───── Raw data ─────

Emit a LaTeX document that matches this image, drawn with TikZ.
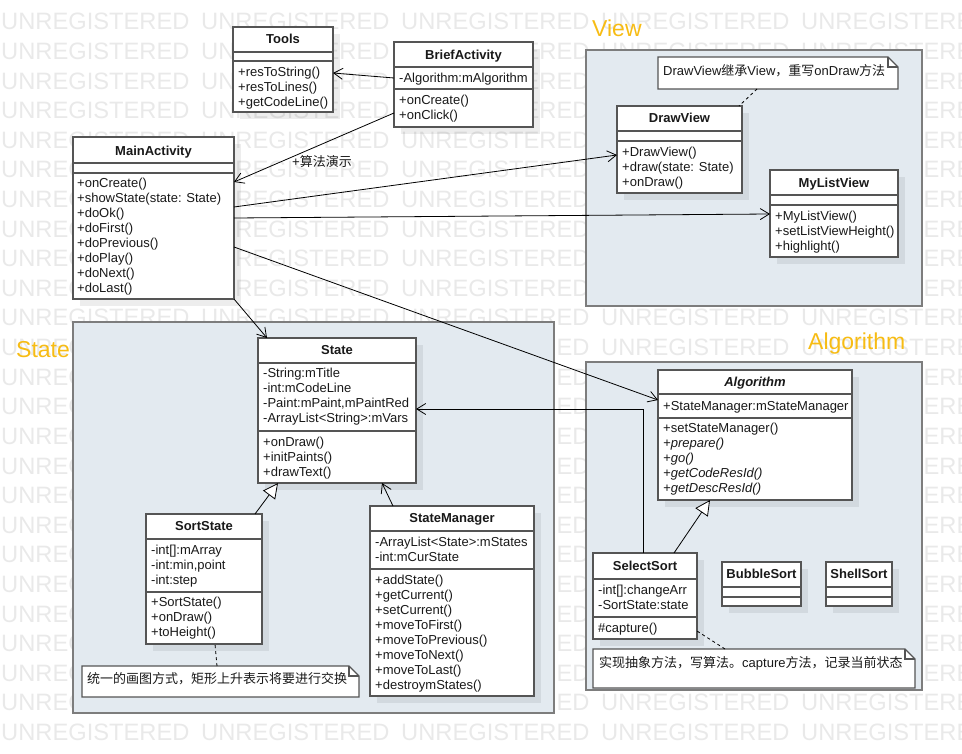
\documentclass[tikz,border=0pt]{standalone}
\usepackage{fontspec}
\setmainfont{Liberation Sans}
\newfontfamily\cjk{Noto Sans CJK SC}
\usetikzlibrary{arrows.meta,calc}

\definecolor{pkgfill}{RGB}{227,234,240}
\definecolor{pkgline}{RGB}{125,125,125}
\definecolor{boxline}{RGB}{85,85,85}
\definecolor{pkglabel}{RGB}{247,188,20}
\definecolor{wmgray}{RGB}{233,233,233}
\definecolor{inktext}{RGB}{25,25,25}

\tikzset{
  wm/.style={anchor=base west, inner sep=0, text=wmgray, font=\fontsize{23.7}{28}\selectfont},
  package/.style={draw=pkgline, fill=pkgfill, line width=1.6pt},
  pkgname/.style={anchor=base west, inner sep=0, text=pkglabel, font=\fontsize{23}{28}\selectfont},
  boxshadow/.style={fill=black, opacity=0.07},
  classnode/.style={draw=boxline, fill=white, line width=1.2pt, inner sep=0, outer sep=0, anchor=north west},
  sepline/.style={draw=boxline, line width=1.2pt},
  classtitle/.style={anchor=base, inner sep=0, text=inktext, font=\fontsize{13}{15}\selectfont\bfseries},
  member/.style={anchor=base west, inner sep=0, text=inktext, font=\fontsize{13}{15}\selectfont},
  noteframe/.style={draw=boxline, fill=white, line width=1.2pt},
  notenode/.style={inner sep=0, outer sep=0, anchor=north west},
  assoc/.style={draw=black, line width=0.8pt, -{Straight Barb[length=9pt,width=11pt]}},
  inherit/.style={draw=black, line width=0.8pt, -{Triangle[open,length=15pt,width=15pt,fill=white]}},
  anchorline/.style={draw=black, line width=0.8pt, dash pattern=on 3pt off 3pt},
}

% class frame with drop shadow: name, left, top, right, bottom
\newcommand\umlbox[5]{%
  \fill[boxshadow] (#2+7,#3+7) rectangle (#4+7,#5+7);
  \node[classnode, minimum width={(#4-#2)*1pt}, minimum height={(#5-#3)*1pt}] (#1) at (#2,#3) {};
}
% compartment rule: left, right, y
\newcommand\umlsep[3]{\draw[sepline] (#1,#3) -- (#2,#3);}
% member lines: prefix, x, first baseline, list
\newcommand\umllines[4]{%
  \foreach \memb [count=\mi] in {#4} {
    \node[member] (#1-\mi) at (#2, #3+15*\mi-15) {\memb};
  }
}
% note with folded corner: name, left, top, right, bottom
\newcommand\umlnote[5]{%
  \node[notenode, minimum width={(#4-#2)*1pt}, minimum height={(#5-#3)*1pt}] (#1) at (#2,#3) {};
  \filldraw[noteframe] (#1.north west) -- ($(#1.north east)+(-10,0)$) -- ($(#1.north east)+(0,10)$)
     -- (#1.south east) -- (#1.south west) -- cycle;
  \draw[noteframe, fill=none] ($(#1.north east)+(-10,0)$) -- ($(#1.north east)+(-10,10)$) -- ($(#1.north east)+(0,10)$);
}

\begin{document}
\begin{tikzpicture}[x=1pt, y=-1pt]
\useasboundingbox (0,0) rectangle (962,754);

% background watermark
\begin{scope}
  \clip (0,0) rectangle (962,754);
  \foreach \r in {0,...,24} {
    \foreach \c in {0,...,4} {
      \node[wm] (wm-\r-\c) at (200*\c+1, 30+29.6*\r) {UNREGISTERED};
    }
  }
\end{scope}

% packages
\draw[package] (586,50) rectangle (922,306);
\draw[package] (73,322) rectangle (554,713);
\draw[package] (586,362) rectangle (922,690);
\node[pkgname] (lbl-view) at (592,37) {View};
\node[pkgname] (lbl-state) at (16,357) {State};
\node[pkgname] (lbl-alg) at (808,349) {Algorithm};

% Tools
\umlbox{tools}{233}{27}{333}{112}
\umlsep{233}{333}{52}
\umlsep{233}{333}{61}
\node[classtitle] (tools-title) at (283,43.5) {Tools};
\umllines{tools-op}{238}{76.5}{+resToString(),+resToLines(),+getCodeLine()}

% BriefActivity
\umlbox{brief}{394}{42}{533}{127}
\umlsep{394}{533}{67}
\umlsep{394}{533}{89}
\node[classtitle] (brief-title) at (463.5,59.5) {BriefActivity};
\umllines{brief-at}{399}{82.5}{-Algorithm:mAlgorithm}
\umllines{brief-op}{399}{104.5}{+onCreate(),+onClick()}

% MainActivity
\umlbox{main}{73}{137}{234}{299}
\umlsep{73}{234}{163}
\umlsep{73}{234}{173}
\node[classtitle] (main-title) at (153.5,155.5) {MainActivity};
\umllines{main-op}{77}{187.5}{+onCreate(),+showState(state: State),+doOk(),+doFirst(),+doPrevious(),+doPlay(),+doNext(),+doLast()}

% DrawView
\umlbox{drawview}{617}{106}{742}{193}
\umlsep{617}{742}{131}
\umlsep{617}{742}{141}
\node[classtitle] (drawview-title) at (679.5,122.5) {DrawView};
\umllines{drawview-op}{622}{156.5}{+DrawView(),+draw(state: State),+onDraw()}

% MyListView
\umlbox{mylist}{770}{170}{898}{257}
\umlsep{770}{898}{195}
\umlsep{770}{898}{205}
\node[classtitle] (mylist-title) at (834,187.5) {MyListView};
\umllines{mylist-op}{775}{220.5}{+MyListView(),+setListViewHeight(),+highlight()}

% State
\umlbox{state}{258}{338}{416}{483}
\umlsep{258}{416}{363}
\umlsep{258}{416}{431}
\node[classtitle] (state-title) at (337,354.5) {State};
\umllines{state-at}{263}{377.5}{-String:mTitle,-int:mCodeLine,{-Paint:mPaint,mPaintRed},-ArrayList<String>:mVars}
\umllines{state-op}{263}{446}{+onDraw(),+initPaints(),+drawText()}

% SortState
\umlbox{sortstate}{146}{514}{262}{644}
\umlsep{146}{262}{539}
\umlsep{146}{262}{592}
\node[classtitle] (sortstate-title) at (204,530.5) {SortState};
\umllines{sortstate-at}{151}{554.5}{{-int[]:mArray},{-int:min,point},-int:step}
\umllines{sortstate-op}{151}{606.5}{+SortState(),+onDraw(),+toHeight()}

% StateManager
\umlbox{statemgr}{370}{506}{534}{696}
\umlsep{370}{534}{531}
\umlsep{370}{534}{569}
\node[classtitle] (statemgr-title) at (452,522.5) {StateManager};
\umllines{statemgr-at}{375}{546.5}{-ArrayList<State>:mStates,-int:mCurState}
\umllines{statemgr-op}{375}{584.5}{+addState(),+getCurrent(),+setCurrent(),+moveToFirst(),+moveToPrevious(),+moveToNext(),+moveToLast(),+destroymStates()}

% Algorithm (abstract)
\umlbox{alg}{658}{370}{852}{500}
\umlsep{658}{852}{394}
\umlsep{658}{852}{418}
\node[classtitle, font=\fontsize{13}{15}\selectfont\bfseries\itshape] (alg-title) at (755,386.5) {Algorithm};
\umllines{alg-at}{663}{410.5}{+StateManager:mStateManager}
\umllines{alg-op}{663}{432.5}{+setStateManager(),\textit{+prepare()},\textit{+go()},\textit{+getCodeResId()},\textit{+getDescResId()}}

% SelectSort
\umlbox{selectsort}{593}{553}{697}{639}
\umlsep{593}{697}{579}
\umlsep{593}{697}{617}
\node[classtitle] (selectsort-title) at (645,570.5) {SelectSort};
\umllines{selectsort-at}{598}{594.5}{{-int[]:changeArr},-SortState:state}
\umllines{selectsort-op}{598}{632.5}{\#capture()}

% BubbleSort
\umlbox{bubble}{722}{562}{801}{606}
\umlsep{722}{801}{587}
\umlsep{722}{801}{597}
\node[classtitle] (bubble-title) at (761.5,578.5) {BubbleSort};

% ShellSort
\umlbox{shell}{826}{562}{892}{606}
\umlsep{826}{892}{587}
\umlsep{826}{892}{597}
\node[classtitle] (shell-title) at (859,578.5) {ShellSort};

% notes
\umlnote{note1}{658}{57}{898}{89}
\node[member] (note1-text) at (663,76) {DrawView{\cjk 继承}View{\cjk ，重写}onDraw{\cjk 方法}};
\umlnote{note2}{82}{666}{359}{697}
\node[member] (note2-text) at (87,683.5) {{\cjk 统一的画图方式，矩形上升表示将要进行交换}};
\umlnote{note3}{593}{649}{915}{688}
\node[member] (note3-text) at (599,667.5) {{\cjk 实现抽象方法，写算法。}capture{\cjk 方法，记录当前状态}};

% associations
\draw[assoc] ($(brief.north west)+(0,36)$) -- ($(tools.north east)+(0,46)$);
\draw[assoc] ($(brief.south west)+(0,-14)$) -- ($(main.north east)+(0,45)$);
\node[member] (demo-label) at (292,167) {+{\cjk 算法演示}};
\draw[assoc] ($(main.north east)+(0,70)$) -- ($(drawview.north west)+(0,49)$);
\draw[assoc] ($(main.north east)+(0,81)$) -- ($(mylist.north west)+(0,44)$);
\draw[assoc] (main.south east) -- ($(state.north west)+(9,0)$);
\draw[assoc] ($(main.north east)+(0,110)$) -- ($(alg.north west)+(0,30)$);
\draw[assoc] ($(selectsort.north west)+(50,0)$) |- ($(state.north east)+(0,71)$);
\draw[assoc] ($(statemgr.north west)+(23,0)$) -- ($(state.south west)+(124,0)$);

% generalizations
\draw[inherit] ($(selectsort.north west)+(81,0)$) -- ($(alg.south west)+(52,0)$);
\draw[inherit] ($(sortstate.north west)+(109,0)$) -- ($(state.south west)+(20,0)$);

% note anchors
\draw[anchorline] ($(note1.south west)+(99,0)$) -- ($(drawview.north east)+(-3,0)$);
\draw[anchorline] ($(note2.north west)+(135,0)$) -- ($(sortstate.south west)+(69,0)$);
\draw[anchorline] ($(note3.north west)+(132,0)$) -- ($(selectsort.south east)+(0,-8)$);
\end{tikzpicture}
\end{document}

─────

• [Set task]: Copy whichever lines in the listing above contain the word "with".

• [Solution to this exercise]:
Emit a LaTeX document that matches this image, drawn with TikZ.
% class frame with drop shadow: name, left, top, right, bottom
% note with folded corner: name, left, top, right, bottom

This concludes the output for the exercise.